Et tout à coup, un champ, une forêt de pins toute desséchée, puis le désert, un cap rocheux, balayé par le vent. Et la mer. Corbière. Le lighthouse. Magnifique. La plupart des gens s'y rendent en voiture, mais à vélo c'est tellement mieux, car on ne s'arrête pas, sauf une fois au pied du fort, une longue pente où on se laisse descendre, le nez dans le vent, respirant à fond l'air marin.
Je longe le littoral pendant une bonne heure encore. D'une falaise à l'autre, d'une baie à la suivante, d'une route, au chemin, au sentier, au hors piste, c'est toujours aussi wonderful. Un vrai rêve. Et le soleil qui continue de diffuser cette chaleur bienfaisante que je n'avais pas encore eu la chance de savourer.

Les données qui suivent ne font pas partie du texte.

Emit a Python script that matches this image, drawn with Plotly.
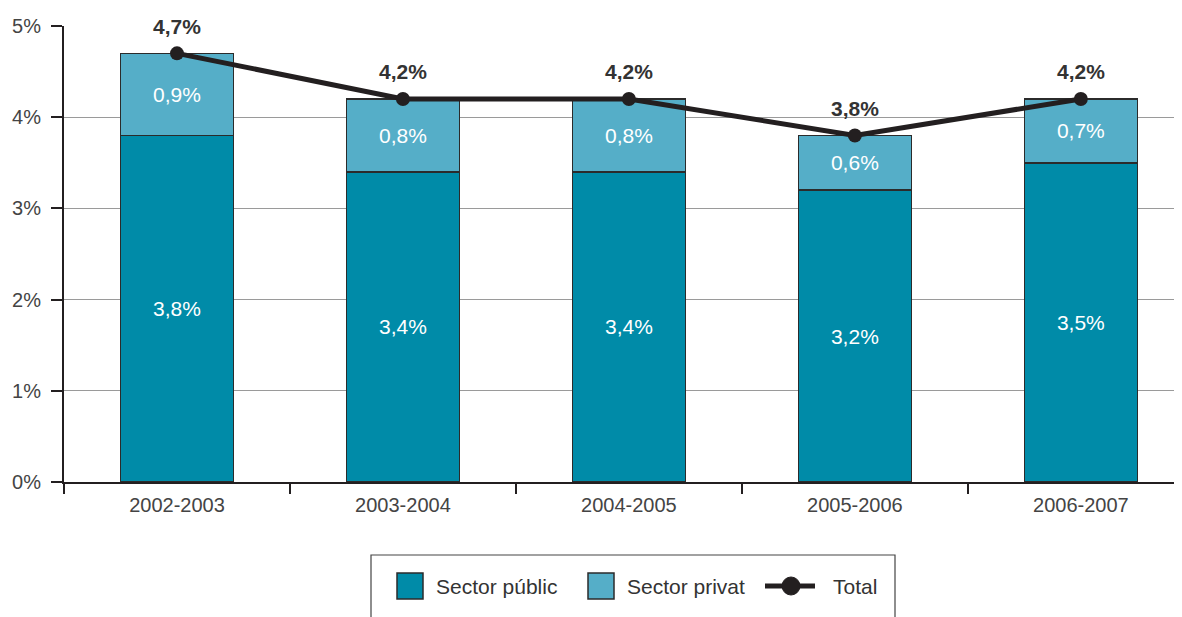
import plotly.graph_objects as go

categories = ["2002-2003", "2003-2004", "2004-2005", "2005-2006", "2006-2007"]
sector_public = [3.8, 3.4, 3.4, 3.2, 3.5]
sector_privat = [0.9, 0.8, 0.8, 0.6, 0.7]
total = [4.7, 4.2, 4.2, 3.8, 4.2]
y_ticks = [0, 1, 2, 3, 4, 5]
legend_labels = ["Sector públic", "Sector privat", "Total"]


def fmt(v):
    return f"{v:.1f}%".replace(".", ",")


FONT = "Liberation Sans, Arial, sans-serif"
C_PUB = "#008BA8"
C_PRIV = "#55AEC8"
C_LINE = "#231F20"
C_EDGE = "#2b2b2b"

fig = go.Figure()
fig.add_trace(go.Bar(
    x=categories, y=sector_public, name=legend_labels[0],
    marker=dict(color=C_PUB, line=dict(color=C_EDGE, width=1.5)),
    width=0.5, text=[fmt(v) for v in sector_public],
    textposition="inside", insidetextanchor="middle",
    textfont=dict(color="white", size=21, family=FONT),
    hoverinfo="skip",
))
fig.add_trace(go.Bar(
    x=categories, y=sector_privat, name=legend_labels[1],
    marker=dict(color=C_PRIV, line=dict(color=C_EDGE, width=1.5)),
    width=0.5, text=[fmt(v) for v in sector_privat],
    textposition="inside", insidetextanchor="middle",
    textfont=dict(color="white", size=21, family=FONT),
    hoverinfo="skip",
))
fig.add_trace(go.Scatter(
    x=categories, y=total, name=legend_labels[2], mode="lines+markers",
    line=dict(color=C_LINE, width=5),
    marker=dict(color=C_LINE, size=14),
))

for c, v in zip(categories, total):
    fig.add_annotation(x=c, y=v, text=f"<b>{fmt(v)}</b>", showarrow=False,
                       yshift=27, font=dict(size=21, color="#333333", family=FONT))

# --- legend drawn in paper coordinates (screen pixel helpers) ---
PL, PR, PT, PB = 64, 1178, 26, 482


def px(X):
    return (X - PL) / (PR - PL)


def py(Y):
    return (PB - Y) / (PB - PT)


shapes = []
shapes.append(dict(type="rect", xref="paper", yref="paper",
                   x0=px(371), x1=px(895), y0=py(555), y1=py(640),
                   line=dict(color="#444444", width=1.2), fillcolor="white"))
shapes.append(dict(type="rect", xref="paper", yref="paper",
                   x0=px(397), x1=px(423), y0=py(573), y1=py(599),
                   line=dict(color=C_EDGE, width=1.5), fillcolor=C_PUB))
shapes.append(dict(type="rect", xref="paper", yref="paper",
                   x0=px(588), x1=px(614), y0=py(573), y1=py(599),
                   line=dict(color=C_EDGE, width=1.5), fillcolor=C_PRIV))
shapes.append(dict(type="line", xref="paper", yref="paper",
                   x0=px(765), x1=px(815), y0=py(586), y1=py(586),
                   line=dict(color=C_LINE, width=5)))
shapes.append(dict(type="circle", xref="paper", yref="paper",
                   x0=px(782), x1=px(800), y0=py(577), y1=py(595),
                   line=dict(color=C_LINE, width=1), fillcolor=C_LINE))
fig.update_layout(shapes=shapes)

for X, lab in zip([434, 625, 831], legend_labels):
    fig.add_annotation(xref="paper", yref="paper", x=px(X), y=py(586),
                       xanchor="left", yanchor="middle", text=lab, showarrow=False,
                       font=dict(size=21, color="#333333", family=FONT))

fig.update_layout(
    barmode="stack",
    width=1182, height=617,
    margin=dict(l=56, r=12, t=18, b=143),
    plot_bgcolor="white", paper_bgcolor="white",
    font=dict(family=FONT, color="#444444"),
    showlegend=False,
)
fig.update_xaxes(
    type="category", range=[-0.5, 4.43],
    showline=True, linecolor="#231F20", linewidth=2,
    ticks="outside", tickson="boundaries", ticklen=10, tickwidth=2, tickcolor="#231F20",
    tickfont=dict(size=20, color="#444444"), ticklabelstandoff=4,
    showgrid=False, automargin=False,
)
fig.update_yaxes(
    range=[0, 5], tickvals=y_ticks, ticktext=[f"{v}%" for v in y_ticks],
    showline=True, linecolor="#231F20", linewidth=2,
    ticks="outside", ticklen=11, tickwidth=2, tickcolor="#231F20",
    tickfont=dict(size=20, color="#444444"), ticklabelstandoff=6,
    showgrid=True, gridcolor="#9a9a9a", gridwidth=1,
    zeroline=False, automargin=False,
)

fig.write_html("out.html")
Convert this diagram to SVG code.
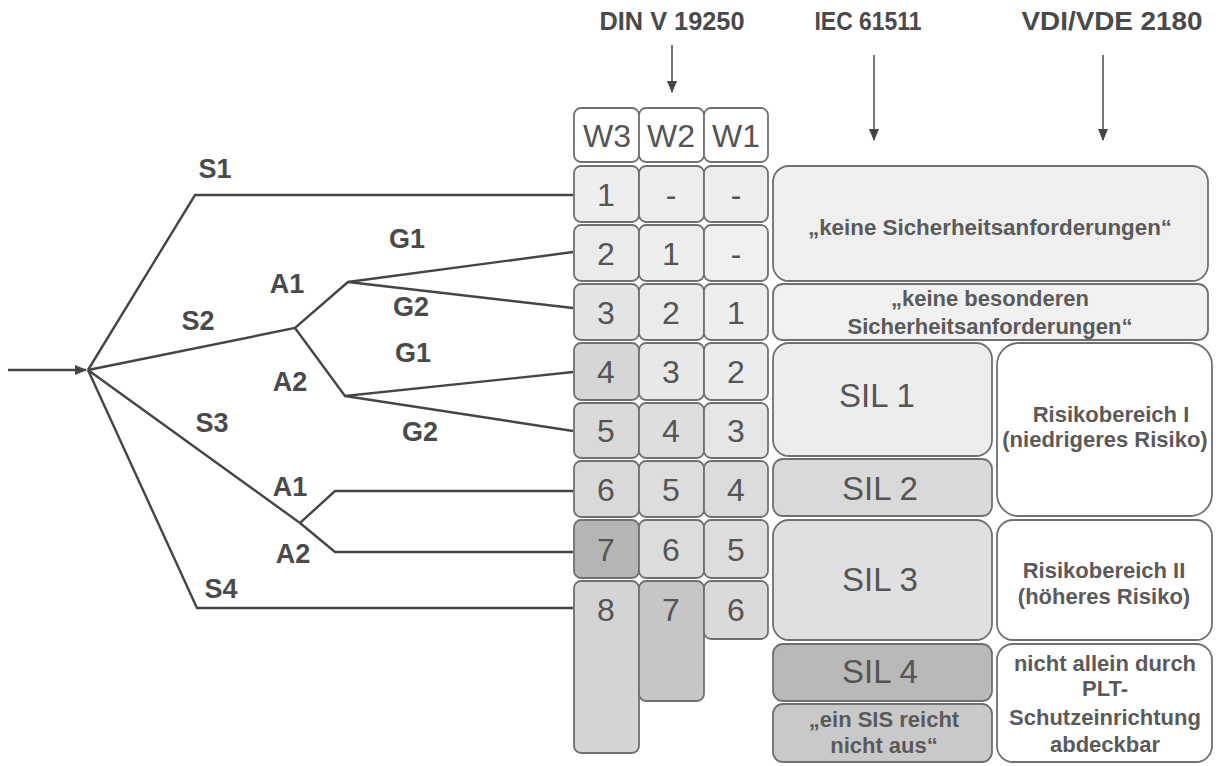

(Ouais, bon comme je tarde à publier, avec la canicule qui sévit depuis ce jour, je dois dire que plusieurs vont me trouver complètement folle de tant m'extasier de la CHALEUR, cette chose qui était si rare à Saint-Malo depuis mon arrivée fin avril.)

Il est temps de revenir et de trouver de quoi manger. Tiens, une Jersey cow. Hum, un bon steak, un bon verre de lait, de la bonne crème glacée. Mais ouf, en plein champ, pas facile à trouver. Alors en attendant, je survis avec mes derniers morceaux de carottes...

J'emprunte des petites routes campagnardes et après une longue descente en vallons, j'aboutis directement à St.Brelade's Bay, face à un cimetière qui surplombe la mer. Et juste là, des dames prennent le english tea sur un banc dans un mignon jardin devant la chapelle. Une mini ardoise m'indique qu'on y sert des scones et du thé.

Une chapelle, quelques tables et des bancs de bois, c'est tout ce qu'il aura fallu à ces dames pour s'inventer un petit salon de thé en bord de mer.
Gâteau au chocolat et thé au citron. Inspirant. Une pause bien méritée, très appréciée. Je me permets une courte sieste, le visage balayé par la légère brise qui fait bruisser les feuilles des tilleuls juste à côté.

Déjà, il faut pédaler jusqu' au port de St.Helier, car je dois prendre le traversier pour l'île de Guernsey en fin de journée. Jersey a merveilleusement bien rempli sa promesse de "dépaysement Soooooo British" et me voilà qui vogue vers la destination qui me fait rêver, qui promet un dépaysement encore plus grand.